Federal Office for Building and Regional Planning (BBR)

Agency overview
- Jurisdiction: Germany
- Headquarters: Bonn
- Employees: 1,700+
- Annual budget: €154.42 million (2024)
- Agency executives: Petra Wesseler, President; Markus Dürig, Vice President;
- Parent department: Federal Ministry for Housing, Urban Development and Building
- Website: www.bbr.bund.de

= Federal Office for Building and Regional Planning =

German federal agency

Federal Office for Building and Regional Planning (BBR; Bundesamt für Bauwesen und Raumordnung) is a German federal agency under the jurisdiction of the Federal Ministry for Housing, Urban Development and Building. It was established in 1998 and is headquartered at Schloss Deichmannsaue, Bonn, with additional offices in Berlin and Cottbus.

== History ==
The Federal Office was established in 1998 through the merger of the Federal Building Directorate (BBD) and the Federal Research Institute for Regional Geography and Spatial Planning (BfLR) and was expanded on 1 January 2004 to include the Federal Building Offices I and II of the Berlin Oberfinanzdirektion (Senior Finance Directorate). The BBR is responsible for overseeing major Federal building projects in Germany and abroad. The BBSR, as Departments I and II of the BBR, supports the Cabinet of Germany with expert scientific advice in the areas of construction and housing, spatial planning, and urban development.

Since 1998, the Office has published the yearbook Bau und Raum (Construction and Space), which reports on the Federal Government's most important construction and research projects. The yearbook is available in German/English and can be purchased in bookstores or, since the 2011/12 yearbook, from the BBR's own publishing department.

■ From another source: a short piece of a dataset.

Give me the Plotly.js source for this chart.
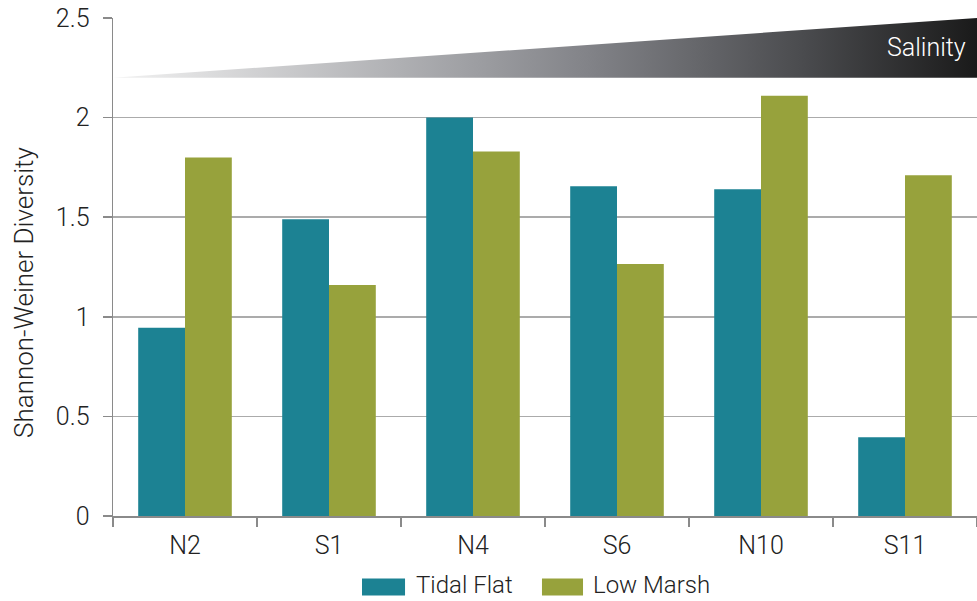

The Federal Office has been subordinate to different federal ministries as responsibility for the construction sector shifted. From 1998, it was subordinate to the Federal Ministry of Transport, Building and Housing, which was renamed the Federal Ministry of Transport, Building and Urban Development in 2005. In 2013, the Federal Office was transferred to the Federal Ministry for the Environment, Nature Conservation, Building and Nuclear Safety, and in 2018 to the Federal Ministry of the Interior, Building and Community. By organizational decree of 8 December 2021, the Chancellor ordered the transfer to the remit of the Federal Ministry for Housing, Urban Development and Building.

== Organization ==
The BBR is structured into two main sections: the construction sector, which oversees federal construction projects, and the research sector, which is organized under the BBSR. The BBR is led by a president. The current president, since 2015, is Petra Wesseler, and the vice president is Markus Dürig.